*What needs to be done:* Find the lines holding the string "that" in the data, then copy all of them.

Source data:
________________

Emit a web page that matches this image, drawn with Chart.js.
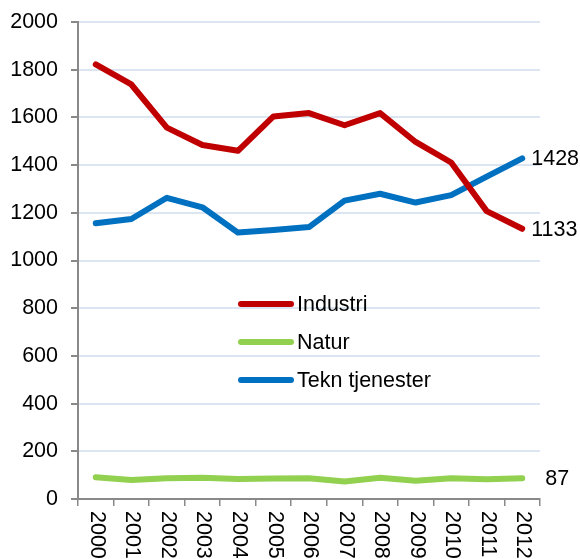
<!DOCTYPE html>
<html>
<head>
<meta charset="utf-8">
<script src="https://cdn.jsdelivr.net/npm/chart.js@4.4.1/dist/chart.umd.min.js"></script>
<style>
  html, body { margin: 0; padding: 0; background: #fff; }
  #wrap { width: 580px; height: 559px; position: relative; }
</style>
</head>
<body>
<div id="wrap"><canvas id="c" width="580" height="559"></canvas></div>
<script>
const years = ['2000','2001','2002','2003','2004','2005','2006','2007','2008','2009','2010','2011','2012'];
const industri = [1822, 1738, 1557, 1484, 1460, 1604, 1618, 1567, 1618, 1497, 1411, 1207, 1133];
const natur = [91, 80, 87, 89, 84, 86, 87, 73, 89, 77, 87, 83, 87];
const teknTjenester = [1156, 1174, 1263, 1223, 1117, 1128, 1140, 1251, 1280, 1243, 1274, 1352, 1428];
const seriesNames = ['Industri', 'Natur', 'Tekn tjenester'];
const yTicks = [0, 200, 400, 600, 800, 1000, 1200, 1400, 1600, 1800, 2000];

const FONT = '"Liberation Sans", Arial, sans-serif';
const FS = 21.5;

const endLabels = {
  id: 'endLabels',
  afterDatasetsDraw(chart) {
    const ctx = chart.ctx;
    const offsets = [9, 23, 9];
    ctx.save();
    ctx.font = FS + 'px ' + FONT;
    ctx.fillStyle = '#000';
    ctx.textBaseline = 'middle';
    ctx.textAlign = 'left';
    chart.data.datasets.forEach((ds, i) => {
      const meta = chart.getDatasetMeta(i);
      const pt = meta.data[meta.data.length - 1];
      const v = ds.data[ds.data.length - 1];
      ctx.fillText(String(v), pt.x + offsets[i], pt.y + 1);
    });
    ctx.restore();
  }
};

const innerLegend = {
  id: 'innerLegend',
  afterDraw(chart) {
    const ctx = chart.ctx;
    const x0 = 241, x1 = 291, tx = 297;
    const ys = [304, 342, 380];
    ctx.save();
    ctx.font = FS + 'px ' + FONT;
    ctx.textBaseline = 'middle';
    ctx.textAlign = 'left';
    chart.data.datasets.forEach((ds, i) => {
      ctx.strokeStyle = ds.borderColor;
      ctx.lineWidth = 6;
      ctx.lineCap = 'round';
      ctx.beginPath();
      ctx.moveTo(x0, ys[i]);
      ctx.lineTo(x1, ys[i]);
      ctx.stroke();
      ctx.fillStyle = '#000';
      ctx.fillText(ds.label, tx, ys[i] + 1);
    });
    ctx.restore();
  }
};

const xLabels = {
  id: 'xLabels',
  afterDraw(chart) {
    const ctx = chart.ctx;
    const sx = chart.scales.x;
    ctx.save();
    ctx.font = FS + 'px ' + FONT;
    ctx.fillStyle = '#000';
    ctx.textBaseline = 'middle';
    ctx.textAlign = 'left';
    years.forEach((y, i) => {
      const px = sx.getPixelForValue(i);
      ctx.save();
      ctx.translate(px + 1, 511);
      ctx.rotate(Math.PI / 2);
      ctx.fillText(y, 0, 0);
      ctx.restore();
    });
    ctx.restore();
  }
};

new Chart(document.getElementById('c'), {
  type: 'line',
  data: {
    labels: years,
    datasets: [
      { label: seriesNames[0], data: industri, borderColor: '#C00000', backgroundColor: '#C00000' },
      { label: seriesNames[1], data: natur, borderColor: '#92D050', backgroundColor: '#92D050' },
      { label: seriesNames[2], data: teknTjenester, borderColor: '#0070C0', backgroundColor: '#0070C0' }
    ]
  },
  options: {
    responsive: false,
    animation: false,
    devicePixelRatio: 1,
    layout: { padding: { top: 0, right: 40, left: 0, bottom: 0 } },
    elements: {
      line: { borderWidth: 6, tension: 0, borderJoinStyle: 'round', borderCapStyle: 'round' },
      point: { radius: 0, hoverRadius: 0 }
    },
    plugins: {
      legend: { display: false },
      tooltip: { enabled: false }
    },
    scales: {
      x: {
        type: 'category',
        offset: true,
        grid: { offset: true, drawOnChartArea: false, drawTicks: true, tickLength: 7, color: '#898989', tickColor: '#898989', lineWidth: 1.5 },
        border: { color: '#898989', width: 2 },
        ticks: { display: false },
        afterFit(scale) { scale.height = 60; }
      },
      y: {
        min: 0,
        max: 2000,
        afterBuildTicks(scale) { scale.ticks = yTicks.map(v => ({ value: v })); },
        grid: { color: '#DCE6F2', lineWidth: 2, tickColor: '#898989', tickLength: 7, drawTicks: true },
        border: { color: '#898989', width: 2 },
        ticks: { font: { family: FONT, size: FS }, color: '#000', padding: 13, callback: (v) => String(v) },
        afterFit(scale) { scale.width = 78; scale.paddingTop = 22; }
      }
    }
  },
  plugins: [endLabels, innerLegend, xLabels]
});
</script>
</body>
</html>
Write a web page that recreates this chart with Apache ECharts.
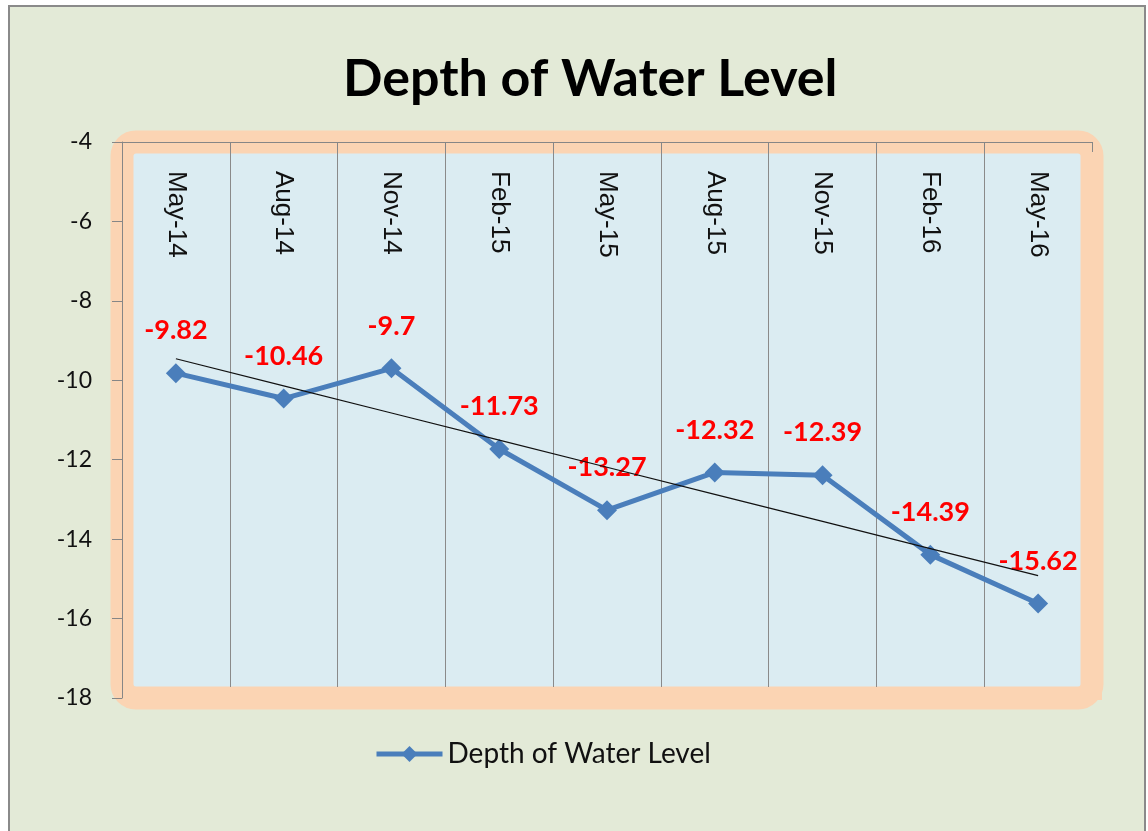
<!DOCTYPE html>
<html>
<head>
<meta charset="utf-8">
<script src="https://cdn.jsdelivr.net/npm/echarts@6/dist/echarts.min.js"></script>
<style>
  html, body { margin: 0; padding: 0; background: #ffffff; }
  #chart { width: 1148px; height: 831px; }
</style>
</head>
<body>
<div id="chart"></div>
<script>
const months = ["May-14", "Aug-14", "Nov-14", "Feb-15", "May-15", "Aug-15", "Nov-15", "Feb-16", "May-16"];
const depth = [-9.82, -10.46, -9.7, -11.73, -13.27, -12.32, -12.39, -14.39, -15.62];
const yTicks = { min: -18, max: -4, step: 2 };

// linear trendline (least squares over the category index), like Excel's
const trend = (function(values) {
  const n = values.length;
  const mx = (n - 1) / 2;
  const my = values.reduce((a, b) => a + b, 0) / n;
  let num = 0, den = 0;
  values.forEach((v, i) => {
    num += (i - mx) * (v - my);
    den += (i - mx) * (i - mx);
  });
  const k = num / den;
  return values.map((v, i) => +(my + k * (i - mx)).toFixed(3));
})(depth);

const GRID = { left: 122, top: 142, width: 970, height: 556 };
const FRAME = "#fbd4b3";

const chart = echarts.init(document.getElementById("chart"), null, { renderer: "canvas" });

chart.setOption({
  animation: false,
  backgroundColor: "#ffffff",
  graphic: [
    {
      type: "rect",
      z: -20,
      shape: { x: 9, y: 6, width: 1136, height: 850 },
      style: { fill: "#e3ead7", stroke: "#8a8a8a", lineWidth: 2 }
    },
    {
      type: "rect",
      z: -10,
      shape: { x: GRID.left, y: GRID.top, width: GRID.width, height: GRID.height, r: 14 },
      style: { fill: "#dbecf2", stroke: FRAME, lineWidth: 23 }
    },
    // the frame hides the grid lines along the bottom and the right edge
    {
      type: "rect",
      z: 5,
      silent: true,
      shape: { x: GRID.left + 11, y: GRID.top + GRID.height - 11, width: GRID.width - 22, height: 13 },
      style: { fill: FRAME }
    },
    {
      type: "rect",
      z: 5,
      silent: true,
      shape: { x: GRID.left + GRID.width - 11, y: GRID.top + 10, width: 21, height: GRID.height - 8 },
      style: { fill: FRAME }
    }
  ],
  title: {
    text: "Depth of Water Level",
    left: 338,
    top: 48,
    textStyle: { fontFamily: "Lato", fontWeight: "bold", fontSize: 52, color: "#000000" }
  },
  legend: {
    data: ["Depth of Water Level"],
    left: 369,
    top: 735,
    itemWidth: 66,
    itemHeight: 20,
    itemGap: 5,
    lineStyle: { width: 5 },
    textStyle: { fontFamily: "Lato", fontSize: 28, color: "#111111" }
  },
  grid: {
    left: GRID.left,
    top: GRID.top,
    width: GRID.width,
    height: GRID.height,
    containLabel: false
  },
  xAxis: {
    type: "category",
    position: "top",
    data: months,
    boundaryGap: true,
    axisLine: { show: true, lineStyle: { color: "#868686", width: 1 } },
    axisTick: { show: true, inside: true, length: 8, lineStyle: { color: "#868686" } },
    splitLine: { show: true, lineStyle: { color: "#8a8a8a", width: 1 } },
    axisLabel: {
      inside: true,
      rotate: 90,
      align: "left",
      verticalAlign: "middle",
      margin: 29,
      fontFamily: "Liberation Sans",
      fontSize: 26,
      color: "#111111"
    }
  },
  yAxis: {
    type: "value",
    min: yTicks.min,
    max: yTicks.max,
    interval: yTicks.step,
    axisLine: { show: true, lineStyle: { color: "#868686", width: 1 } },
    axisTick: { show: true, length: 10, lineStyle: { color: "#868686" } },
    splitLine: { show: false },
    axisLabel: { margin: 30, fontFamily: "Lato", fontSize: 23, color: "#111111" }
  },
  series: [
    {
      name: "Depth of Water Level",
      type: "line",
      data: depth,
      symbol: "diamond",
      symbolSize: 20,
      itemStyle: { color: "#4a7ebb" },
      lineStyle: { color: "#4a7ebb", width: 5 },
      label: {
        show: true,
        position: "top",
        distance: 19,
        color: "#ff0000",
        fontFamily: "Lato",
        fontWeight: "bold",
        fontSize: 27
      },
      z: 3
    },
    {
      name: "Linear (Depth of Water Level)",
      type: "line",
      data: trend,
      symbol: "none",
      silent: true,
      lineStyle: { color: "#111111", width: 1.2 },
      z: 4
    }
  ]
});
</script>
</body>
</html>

________________

*Written answer:*
Emit a web page that matches this image, drawn with Chart.js.
Write a web page that recreates this chart with Apache ECharts.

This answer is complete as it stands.